In a speech given in 1941 after Pearl Harbor was attacked by the Japanese, Franklin Roosevelt called December 7th, "a day that will live in infamy". Infamy used to be synonymous with notorious; you are famous for something negative and have a stigma attached to you. In the English language however, the prefix in- means "not" or "the opposite of", and I've come to realize that it is in this context that we must view FDR's speech. From a modern perspective, December 7th is not a negative date, it is completely the opposite of famous.

I love calendars. Santa used to bring me a new one every year for Christmas (when that stopped, I let my mom know that was my favorite gift and that she needed to get on the ball with that once again). I have made countless collages out of the pictures that have come out of them and at any one point in time have 6 hanging up all around my house. So tonight as I threw my trash away in the kitchen I noticed that on my Wizard of Oz calendar for December 7th it read "Pearl Harbor Day of Remembrance". Hmm, I thought to myself, I almost forgot to remember Pearl Harbor!

Of all the silly statements. I almost forgot to remember Pearl Harbor. What does that even mean? The truth of the matter is that it means nothing. Pearl Harbor means next to nothing to me. Pearl Harbor is just a bad movie with good looking actors in it. It's the end of "From Here to Eternity". It has much more to do with films than with history or the military for me. This entire thought process is of course ridiculous, but true. I wasn't alive in 1941 and neither were my parents. None of my grandparents were involved in World War II and I have friends who are Japanese. I never saw the tragedies that came from Pearl Harbor and America's involvement in the war from that point on.

All of this got me thinking. Is 9/11 going to be my grandchildren's Pearl Harbor? Are they going to forget to remember that terrible day in history just like I've forgotten one from decades before I was born? Why not? Millions of inventions are going to become popular and grow more technologically advanced by then. Cars may actually fly by the time I have grandkids- who knows. Why wouldn't this piece of history just get stashed away as another boring date to learn for Mr. Strother's US History test?
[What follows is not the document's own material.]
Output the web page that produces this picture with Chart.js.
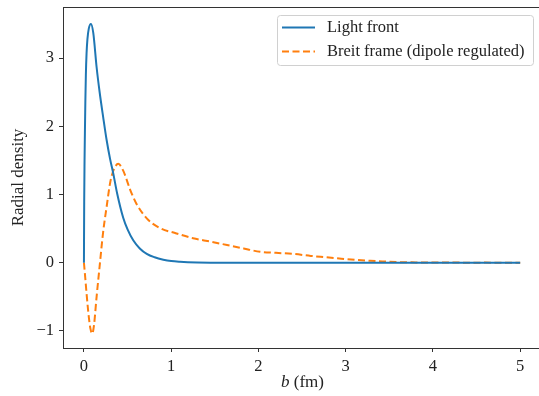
<!DOCTYPE html>
<html>
<head>
<meta charset="utf-8">
<script src="https://cdn.jsdelivr.net/npm/chart.js@4"></script>
<style>
  html, body { margin: 0; padding: 0; background: #fff; overflow: hidden; width: 539px; height: 396px; }
  #wrap { width: 546px; height: 396px; }
</style>
</head>
<body>
<div id="wrap"><canvas id="chart" width="546" height="396"></canvas></div>
<script>
// light front radial density
const bLight = [0, 0.003, 0.007, 0.011, 0.016, 0.022, 0.03, 0.04, 0.055, 0.08, 0.107, 0.145, 0.18, 0.22, 0.26, 0.3, 0.336, 0.38, 0.45, 0.5, 0.565, 0.64, 0.72, 0.81, 0.91, 1.0, 1.1, 1.3, 1.6, 2, 3, 4, 5];
const lightFront = [0, 0.9, 1.5, 1.9, 2.35, 2.75, 3.07, 3.28, 3.43, 3.5, 3.37, 2.87, 2.5, 2.14, 1.8, 1.52, 1.31, 1.02, 0.66, 0.49, 0.33, 0.21, 0.13, 0.08, 0.045, 0.025, 0.015, 0.005, 0, 0, 0, 0, 0];

// breit frame (dipole regulated)
const bBreit = [0, 0.015, 0.03, 0.045, 0.06, 0.075, 0.095, 0.115, 0.145, 0.18, 0.22, 0.26, 0.3, 0.34, 0.394, 0.45, 0.53, 0.6, 0.72, 0.87, 1.06, 1.25, 1.45, 1.64, 1.83, 2.02, 2.2, 2.4, 2.6, 2.78, 2.95, 3.13, 3.35, 3.58, 3.8, 4.0, 4.2, 4.4, 4.6, 4.8, 5.0];
const breitFrame = [0, -0.22, -0.45, -0.66, -0.84, -0.97, -1.04, -0.92, -0.5, -0.05, 0.45, 0.82, 1.17, 1.36, 1.45, 1.35, 1.07, 0.87, 0.65, 0.51, 0.43, 0.36, 0.31, 0.26, 0.21, 0.16, 0.145, 0.13, 0.1, 0.08, 0.06, 0.04, 0.025, 0.01, 0.005, 0.003, 0.004, 0, 0.002, 0, 0];

const xTicks = [0, 1, 2, 3, 4, 5];
const yTicks = [-1, 0, 1, 2, 3];

const seriesNames = ["Light front", "Breit frame (dipole regulated)"];
const blue = "#1f77b4";
const orange = "#ff7f0e";
const serif = "'Liberation Serif', 'DejaVu Serif', serif";

const toPoints = (xs, ys) => xs.map((x, i) => ({ x: x, y: ys[i] }));

const frameAndLabels = {
  id: "frameAndLabels",
  afterDraw(chart) {
    const { ctx, chartArea: a } = chart;
    ctx.save();
    ctx.strokeStyle = "#333";
    ctx.lineWidth = 1;
    ctx.strokeRect(a.left + 0.5, a.top + 0.5, a.right - a.left, a.bottom - a.top);

    // x axis title with italic b
    ctx.fillStyle = "#222";
    ctx.textBaseline = "middle";
    const cx = (a.left + a.right) / 2;
    const y = 383;
    ctx.font = "italic 17px " + serif;
    const wb = ctx.measureText("b").width;
    ctx.font = "17px " + serif;
    const rest = " (fm)";
    const wr = ctx.measureText(rest).width;
    const x0 = cx - (wb + wr) / 2;
    ctx.font = "italic 17px " + serif;
    ctx.fillText("b", x0, y);
    ctx.font = "17px " + serif;
    ctx.fillText(rest, x0 + wb, y);

    // legend box
    const lx = 277, ly = 15, lw = 256, lh = 50;
    ctx.fillStyle = "rgba(255,255,255,0.85)";
    ctx.strokeStyle = "#d0d0d0";
    ctx.beginPath();
    ctx.roundRect(lx + 0.5, ly + 0.5, lw, lh, 3);
    ctx.fill();
    ctx.stroke();

    const rows = [
      { name: seriesNames[0], color: blue, dash: [], y: 27.5 },
      { name: seriesNames[1], color: orange, dash: [7, 3.5], y: 51.5 }
    ];
    rows.forEach(r => {
      ctx.strokeStyle = r.color;
      ctx.lineWidth = 2;
      ctx.setLineDash(r.dash);
      ctx.beginPath();
      ctx.moveTo(282, r.y);
      ctx.lineTo(315, r.y);
      ctx.stroke();
      ctx.setLineDash([]);
      ctx.fillStyle = "#222";
      ctx.font = "16.5px " + serif;
      ctx.textBaseline = "middle";
      ctx.fillText(r.name, 327, r.y);
    });
    ctx.restore();
  }
};

new Chart(document.getElementById("chart"), {
  type: "line",
  data: {
    datasets: [
      {
        label: seriesNames[0],
        data: toPoints(bLight, lightFront),
        borderColor: blue,
        borderWidth: 2,
        pointRadius: 0,
        fill: false,
        cubicInterpolationMode: "monotone"
      },
      {
        label: seriesNames[1],
        data: toPoints(bBreit, breitFrame),
        borderColor: orange,
        borderWidth: 2,
        borderDash: [7, 3.5],
        pointRadius: 0,
        fill: false,
        cubicInterpolationMode: "monotone"
      }
    ]
  },
  options: {
    responsive: false,
    animation: false,
    layout: { padding: { top: 7, right: 4, left: 0, bottom: 0 } },
    plugins: {
      legend: { display: false },
      tooltip: { enabled: false }
    },
    scales: {
      x: {
        type: "linear",
        min: -0.24,
        max: 5.25,
        afterBuildTicks: s => { s.ticks = xTicks.map(v => ({ value: v })); },
        afterFit: s => { s.height = 48; s.paddingLeft = 0; s.paddingRight = 0; },
        grid: { drawOnChartArea: false, drawTicks: true, tickLength: 4, color: "#333" },
        border: { color: "#333", width: 1 },
        ticks: {
          color: "#222",
          padding: 5,
          maxRotation: 0,
          font: { family: serif, size: 16.5 },
          callback: v => String(v)
        }
      },
      y: {
        min: -1.25,
        max: 3.75,
        afterBuildTicks: s => { s.ticks = yTicks.map(v => ({ value: v })); },
        afterFit: s => { s.width = 63; s.paddingTop = 0; s.paddingBottom = 0; },
        grid: { drawOnChartArea: false, drawTicks: true, tickLength: 4, color: "#333" },
        border: { color: "#333", width: 1 },
        ticks: {
          color: "#222",
          padding: 5,
          font: { family: serif, size: 16.5 },
          callback: v => (v < 0 ? "\u2212" + Math.abs(v) : String(v))
        },
        title: {
          display: true,
          text: "Radial density",
          color: "#222",
          font: { family: serif, size: 17 },
          padding: { top: 8, bottom: 0 }
        }
      }
    }
  },
  plugins: [frameAndLabels]
});
</script>
</body>
</html>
I think it's fairly easy to say this won't happen for a few reasons. For one, we don't call the terrorist attack the "Twin Towers", but rather refer to it by the date that it occurred. Whenever we talk about the World Trade Center attacks, we call it 9/11. Odds are that for many many years to come, September 11th will be a day that always reminds us the terrorist attacks in New York City 10 years ago if for no other reason because we always say the date when talking about it. Another reason why I tell myself it won't be the same is because of the media's influence. World War II was not broadcast into folk's living rooms the way Vietnam was; people didn't really know or get to experience what war was really like through a camera lens. We do now. We watched the second plane hit the second tower. We witnessed innocent people jump out of the burning buildings to their deaths. We saw the towers fall. And we've seen every piece of the aftermath since.

All eyes were on the 9/11 tragedy then, and the footage is around so that generations to come can have their eyes on it too. The ears of the nation may have been open, absorbing each word FDR had to say on December 7th, 1941, but their eyes had nothing to focus on. We are a visual society, only really being affected by what we can see. We have to remember what it's like to listen, because there is plenty being spoken to us that could teach us a thing or two.

Open your eyes and look around you. Open your ears and be aware. Remember those who died at Pearl Harbor, in World War II and in the senseless 9/11 attacks. They were innocents who didn't choose to be there. Don't let their deaths become infamous in the most modern sense of the world. Just remember.